--- Start ---

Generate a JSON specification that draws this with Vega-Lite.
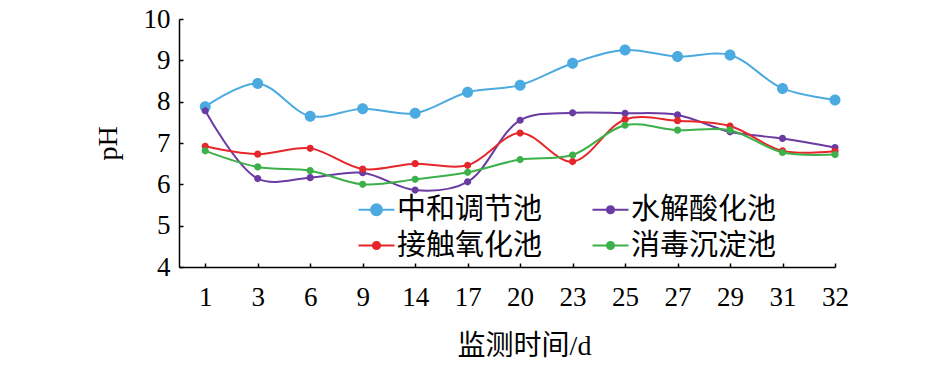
{
  "$schema": "https://vega.github.io/schema/vega-lite/v6.json",
  "width": 656,
  "height": 248,
  "autosize": "none",
  "padding": {"left": 179, "top": 19, "right": 110, "bottom": 99},
  "background": "white",
  "config": {
    "view": {"stroke": null},
    "axis": {
      "domainColor": "black",
      "domainWidth": 1.5,
      "tickColor": "black",
      "tickWidth": 1.5,
      "grid": false,
      "labelFont": "Liberation Serif",
      "labelFontSize": 27,
      "labelColor": "black",
      "titleFont": "Liberation Serif, Noto Sans CJK SC",
      "titleFontSize": 28,
      "titleFontWeight": "normal",
      "titleColor": "black"
    }
  },
  "data": {
    "values": [
      {"d": 1, "s": "中和调节池", "v": 7.88},
      {"d": 3, "s": "中和调节池", "v": 8.44},
      {"d": 6, "s": "中和调节池", "v": 7.65},
      {"d": 9, "s": "中和调节池", "v": 7.83},
      {"d": 14, "s": "中和调节池", "v": 7.72},
      {"d": 17, "s": "中和调节池", "v": 8.23},
      {"d": 20, "s": "中和调节池", "v": 8.40},
      {"d": 23, "s": "中和调节池", "v": 8.93},
      {"d": 25, "s": "中和调节池", "v": 9.25},
      {"d": 27, "s": "中和调节池", "v": 9.09},
      {"d": 29, "s": "中和调节池", "v": 9.13},
      {"d": 31, "s": "中和调节池", "v": 8.32},
      {"d": 32, "s": "中和调节池", "v": 8.04},
      {"d": 1, "s": "水解酸化池", "v": 7.78},
      {"d": 3, "s": "水解酸化池", "v": 6.14},
      {"d": 6, "s": "水解酸化池", "v": 6.16},
      {"d": 9, "s": "水解酸化池", "v": 6.28},
      {"d": 14, "s": "水解酸化池", "v": 5.86},
      {"d": 17, "s": "水解酸化池", "v": 6.06},
      {"d": 20, "s": "水解酸化池", "v": 7.55},
      {"d": 23, "s": "水解酸化池", "v": 7.73},
      {"d": 25, "s": "水解酸化池", "v": 7.72},
      {"d": 27, "s": "水解酸化池", "v": 7.68},
      {"d": 29, "s": "水解酸化池", "v": 7.27},
      {"d": 31, "s": "水解酸化池", "v": 7.11},
      {"d": 32, "s": "水解酸化池", "v": 6.89},
      {"d": 1, "s": "接触氧化池", "v": 6.92},
      {"d": 3, "s": "接触氧化池", "v": 6.73},
      {"d": 6, "s": "接触氧化池", "v": 6.87},
      {"d": 9, "s": "接触氧化池", "v": 6.37},
      {"d": 14, "s": "接触氧化池", "v": 6.50},
      {"d": 17, "s": "接触氧化池", "v": 6.46},
      {"d": 20, "s": "接触氧化池", "v": 7.24},
      {"d": 23, "s": "接触氧化池", "v": 6.55},
      {"d": 25, "s": "接触氧化池", "v": 7.57},
      {"d": 27, "s": "接触氧化池", "v": 7.54},
      {"d": 29, "s": "接触氧化池", "v": 7.41},
      {"d": 31, "s": "接触氧化池", "v": 6.81},
      {"d": 32, "s": "接触氧化池", "v": 6.80},
      {"d": 1, "s": "消毒沉淀池", "v": 6.81},
      {"d": 3, "s": "消毒沉淀池", "v": 6.42},
      {"d": 6, "s": "消毒沉淀池", "v": 6.33},
      {"d": 9, "s": "消毒沉淀池", "v": 6.00},
      {"d": 14, "s": "消毒沉淀池", "v": 6.12},
      {"d": 17, "s": "消毒沉淀池", "v": 6.29},
      {"d": 20, "s": "消毒沉淀池", "v": 6.60},
      {"d": 23, "s": "消毒沉淀池", "v": 6.71},
      {"d": 25, "s": "消毒沉淀池", "v": 7.43},
      {"d": 27, "s": "消毒沉淀池", "v": 7.31},
      {"d": 29, "s": "消毒沉淀池", "v": 7.31},
      {"d": 31, "s": "消毒沉淀池", "v": 6.77},
      {"d": 32, "s": "消毒沉淀池", "v": 6.72}
    ]
  },
  "encoding": {
    "x": {
      "field": "d",
      "type": "ordinal",
      "scale": {"type": "point", "domain": [1, 3, 6, 9, 14, 17, 20, 23, 25, 27, 29, 31, 32], "padding": 0.25, "align": 1},
      "axis": {"labelAngle": 0, "tickSize": -4, "labelPadding": 21, "title": "监测时间/d", "titlePadding": 22, "titleX": 345}
    },
    "y": {
      "field": "v",
      "type": "quantitative",
      "scale": {"domain": [4, 10], "nice": false, "zero": false},
      "axis": {"values": [4, 5, 6, 7, 8, 9, 10], "tickSize": -4, "labelPadding": 13, "title": "pH", "titlePadding": 21}
    },
    "color": {
      "field": "s",
      "type": "nominal",
      "scale": {
        "domain": ["中和调节池", "水解酸化池", "接触氧化池", "消毒沉淀池"],
        "range": ["#4BAAE0", "#6A3BA2", "#E5262B", "#3DB04A"]
      },
      "legend": {
        "title": null,
        "orient": "none",
        "direction": "horizontal",
        "legendX": 183,
        "legendY": 176,
        "columns": 2,
        "columnPadding": 45,
        "rowPadding": 6,
        "padding": 0,
        "symbolSize": 400,
        "labelOffset": 6,
        "labelFont": "Liberation Serif, Noto Sans CJK SC",
        "labelFontSize": 29,
        "labelColor": "black",
        "labelLimit": 300,
        "encode": {
          "symbols": {
            "update": {
              "stroke": {"scale": "color", "field": "value"},
              "strokeWidth": {"value": 2}
            }
          }
        }
      }
    }
  },
  "layer": [
    {
      "mark": {"type": "line", "interpolate": "catmull-rom", "strokeWidth": 2}
    },
    {
      "mark": {"type": "point", "filled": true, "opacity": 1, "strokeWidth": 0, "size": 400},
      "encoding": {
        "shape": {
          "field": "s",
          "type": "nominal",
          "scale": {
            "domain": ["中和调节池", "水解酸化池", "接触氧化池", "消毒沉淀池"],
            "range": [
              "M-1.8,0H1.8M0.55,0A0.55,0.55,0,1,1,-0.55,0A0.55,0.55,0,1,1,0.55,0Z",
              "M-1.8,0H1.8M0.36,0A0.36,0.36,0,1,1,-0.36,0A0.36,0.36,0,1,1,0.36,0Z",
              "M-1.8,0H1.8M0.36,0A0.36,0.36,0,1,1,-0.36,0A0.36,0.36,0,1,1,0.36,0Z",
              "M-1.8,0H1.8M0.36,0A0.36,0.36,0,1,1,-0.36,0A0.36,0.36,0,1,1,0.36,0Z"
            ]
          }
        }
      }
    }
  ]
}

--- End ---

## EXERCISE DIRECTIONS
Give all the lines above again, character for character, without pictures.

## WRITTEN RESPONSE
Generate a JSON specification that draws this with Vega-Lite.
{
  "$schema": "https://vega.github.io/schema/vega-lite/v6.json",
  "width": 656,
  "height": 248,
  "autosize": "none",
  "padding": {"left": 179, "top": 19, "right": 110, "bottom": 99},
  "background": "white",
  "config": {
    "view": {"stroke": null},
    "axis": {
      "domainColor": "black",
      "domainWidth": 1.5,
      "tickColor": "black",
      "tickWidth": 1.5,
      "grid": false,
      "labelFont": "Liberation Serif",
      "labelFontSize": 27,
      "labelColor": "black",
      "titleFont": "Liberation Serif, Noto Sans CJK SC",
      "titleFontSize": 28,
      "titleFontWeight": "normal",
      "titleColor": "black"
    }
  },
  "data": {
    "values": [
      {"d": 1, "s": "中和调节池", "v": 7.88},
      {"d": 3, "s": "中和调节池", "v": 8.44},
      {"d": 6, "s": "中和调节池", "v": 7.65},
      {"d": 9, "s": "中和调节池", "v": 7.83},
      {"d": 14, "s": "中和调节池", "v": 7.72},
      {"d": 17, "s": "中和调节池", "v": 8.23},
      {"d": 20, "s": "中和调节池", "v": 8.40},
      {"d": 23, "s": "中和调节池", "v": 8.93},
      {"d": 25, "s": "中和调节池", "v": 9.25},
      {"d": 27, "s": "中和调节池", "v": 9.09},
      {"d": 29, "s": "中和调节池", "v": 9.13},
      {"d": 31, "s": "中和调节池", "v": 8.32},
      {"d": 32, "s": "中和调节池", "v": 8.04},
      {"d": 1, "s": "水解酸化池", "v": 7.78},
      {"d": 3, "s": "水解酸化池", "v": 6.14},
      {"d": 6, "s": "水解酸化池", "v": 6.16},
      {"d": 9, "s": "水解酸化池", "v": 6.28},
      {"d": 14, "s": "水解酸化池", "v": 5.86},
      {"d": 17, "s": "水解酸化池", "v": 6.06},
      {"d": 20, "s": "水解酸化池", "v": 7.55},
      {"d": 23, "s": "水解酸化池", "v": 7.73},
      {"d": 25, "s": "水解酸化池", "v": 7.72},
      {"d": 27, "s": "水解酸化池", "v": 7.68},
      {"d": 29, "s": "水解酸化池", "v": 7.27},
      {"d": 31, "s": "水解酸化池", "v": 7.11},
      {"d": 32, "s": "水解酸化池", "v": 6.89},
      {"d": 1, "s": "接触氧化池", "v": 6.92},
      {"d": 3, "s": "接触氧化池", "v": 6.73},
      {"d": 6, "s": "接触氧化池", "v": 6.87},
      {"d": 9, "s": "接触氧化池", "v": 6.37},
      {"d": 14, "s": "接触氧化池", "v": 6.50},
      {"d": 17, "s": "接触氧化池", "v": 6.46},
      {"d": 20, "s": "接触氧化池", "v": 7.24},
      {"d": 23, "s": "接触氧化池", "v": 6.55},
      {"d": 25, "s": "接触氧化池", "v": 7.57},
      {"d": 27, "s": "接触氧化池", "v": 7.54},
      {"d": 29, "s": "接触氧化池", "v": 7.41},
      {"d": 31, "s": "接触氧化池", "v": 6.81},
      {"d": 32, "s": "接触氧化池", "v": 6.80},
      {"d": 1, "s": "消毒沉淀池", "v": 6.81},
      {"d": 3, "s": "消毒沉淀池", "v": 6.42},
      {"d": 6, "s": "消毒沉淀池", "v": 6.33},
      {"d": 9, "s": "消毒沉淀池", "v": 6.00},
      {"d": 14, "s": "消毒沉淀池", "v": 6.12},
      {"d": 17, "s": "消毒沉淀池", "v": 6.29},
      {"d": 20, "s": "消毒沉淀池", "v": 6.60},
      {"d": 23, "s": "消毒沉淀池", "v": 6.71},
      {"d": 25, "s": "消毒沉淀池", "v": 7.43},
      {"d": 27, "s": "消毒沉淀池", "v": 7.31},
      {"d": 29, "s": "消毒沉淀池", "v": 7.31},
      {"d": 31, "s": "消毒沉淀池", "v": 6.77},
      {"d": 32, "s": "消毒沉淀池", "v": 6.72}
    ]
  },
  "encoding": {
    "x": {
      "field": "d",
      "type": "ordinal",
      "scale": {"type": "point", "domain": [1, 3, 6, 9, 14, 17, 20, 23, 25, 27, 29, 31, 32], "padding": 0.25, "align": 1},
      "axis": {"labelAngle": 0, "tickSize": -4, "labelPadding": 21, "title": "监测时间/d", "titlePadding": 22, "titleX": 345}
    },
    "y": {
      "field": "v",
      "type": "quantitative",
      "scale": {"domain": [4, 10], "nice": false, "zero": false},
      "axis": {"values": [4, 5, 6, 7, 8, 9, 10], "tickSize": -4, "labelPadding": 13, "title": "pH", "titlePadding": 21}
    },
    "color": {
      "field": "s",
      "type": "nominal",
      "scale": {
        "domain": ["中和调节池", "水解酸化池", "接触氧化池", "消毒沉淀池"],
        "range": ["#4BAAE0", "#6A3BA2", "#E5262B", "#3DB04A"]
      },
      "legend": {
        "title": null,
        "orient": "none",
        "direction": "horizontal",
        "legendX": 183,
        "legendY": 176,
        "columns": 2,
        "columnPadding": 45,
        "rowPadding": 6,
        "padding": 0,
        "symbolSize": 400,
        "labelOffset": 6,
        "labelFont": "Liberation Serif, Noto Sans CJK SC",
        "labelFontSize": 29,
        "labelColor": "black",
        "labelLimit": 300,
        "encode": {
          "symbols": {
            "update": {
              "stroke": {"scale": "color", "field": "value"},
              "strokeWidth": {"value": 2}
            }
          }
        }
      }
    }
  },
  "layer": [
    {
      "mark": {"type": "line", "interpolate": "catmull-rom", "strokeWidth": 2}
    },
    {
      "mark": {"type": "point", "filled": true, "opacity": 1, "strokeWidth": 0, "size": 400},
      "encoding": {
        "shape": {
          "field": "s",
          "type": "nominal",
          "scale": {
            "domain": ["中和调节池", "水解酸化池", "接触氧化池", "消毒沉淀池"],
            "range": [
              "M-1.8,0H1.8M0.55,0A0.55,0.55,0,1,1,-0.55,0A0.55,0.55,0,1,1,0.55,0Z",
              "M-1.8,0H1.8M0.36,0A0.36,0.36,0,1,1,-0.36,0A0.36,0.36,0,1,1,0.36,0Z",
              "M-1.8,0H1.8M0.36,0A0.36,0.36,0,1,1,-0.36,0A0.36,0.36,0,1,1,0.36,0Z",
              "M-1.8,0H1.8M0.36,0A0.36,0.36,0,1,1,-0.36,0A0.36,0.36,0,1,1,0.36,0Z"
            ]
          }
        }
      }
    }
  ]
}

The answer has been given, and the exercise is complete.